Nie najgorzej mi się jechało. Techniczny odcinek po mokrej i krętej nawierzchni mi odpowiadał. Ciężko natomiast było mi walczyć na ostatnich czterech kilometrach, kiedy było płasko i pod wiatr. Nie mam tak dużej masy, jak niektórzy zawodnicy - powiedział Kwiatkowski przed kamerą stacji Eurosport.

Drugi był Szwajcar Stefan Kueng (BMC), wolniejszy od triumfatora o pięć sekund.

Sobotni etap był pokazem siły ekipy Sky. Trzecie miejsce zajął Białorusin Wasyl Kirijenka - 7 s straty do zwycięzcy, a szóste broniący trofeum w "Wielkiej Pętli" Brytyjczyk Chris Froome - 12 s.

Froome, który najlepszy był także w 2013 i 2015 roku, w ostatnich miesiącach nie zachwycał formą, ale tym wynikiem pokazał najgroźniejszym rywalom, że zdetronizować go nie będzie łatwo. Australijczyk Richie Porte (BMC) stracił do niego 35 s, Kolumbijczyk Nairo Quintana (Movistar) - 36, Francuz Romain Bardet (AG2R) - 39, a Hiszpan Alberto Contador (Trek) - 42.

Walkę o miejsce w czołowej piątce imprezy zapowiadał Rafał Majka (Bora-Hansgrohe). 27-latek z Zegartowic nie jest specjalistą od "czasówek", ale z osiągniętego wyniku może być zadowolony. Został sklasyfikowany na 54. pozycji ze stratą 49 s do zwycięzcy. Od Froome'a był więc wolniejszy o 37 s.

"Trasa była bardzo trudna ze względu na opady deszczu. Czułem się dobrze, ale nie chciałem ryzykować upadku i jechałem nieco asekuracyjnie.
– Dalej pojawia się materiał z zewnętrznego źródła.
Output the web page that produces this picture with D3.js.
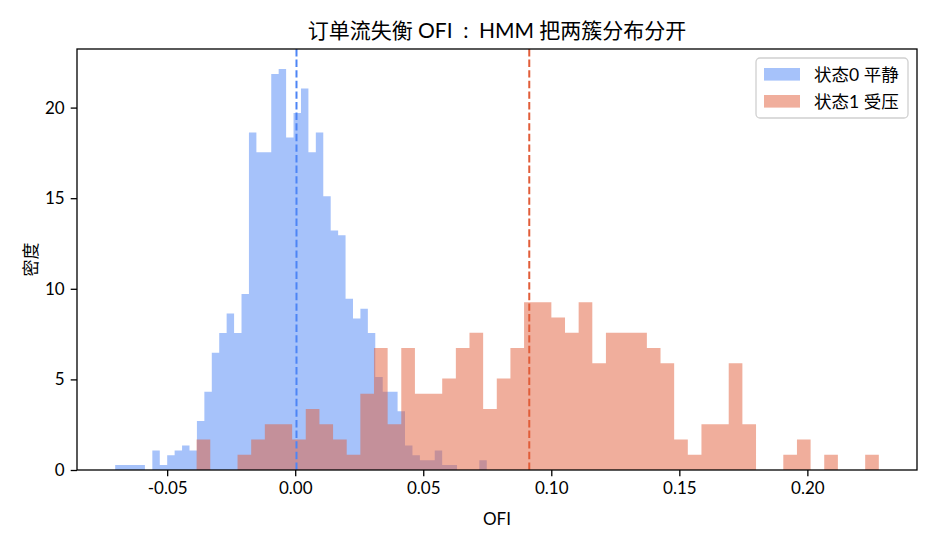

Tour dopiero się zaczyna, jestem skoncentrowany i pewny siebie" - napisał na swoim profilu na Facebooku.

Majce pomagać w drużynie będą m.in. Maciej Bodnar i Paweł Poljański. Bodnar był tego dnia 25. - ze stratą 33 s, a 159. wyraźnie oszczędzający się Poljański - 1.32.

Już na pierwszym etapie zmagania zakończył Alejandro Valverde (Movistar). 37-letni Hiszpan, który przed dwoma laty w TdF był trzeci, upadł na jednym z zakrętów i z podejrzeniem złamania nogi został odwieziony do szpitala.

W niedzielę kolarze pokonają 203,5 km z Duesseldorfu do belgijskiego Liege.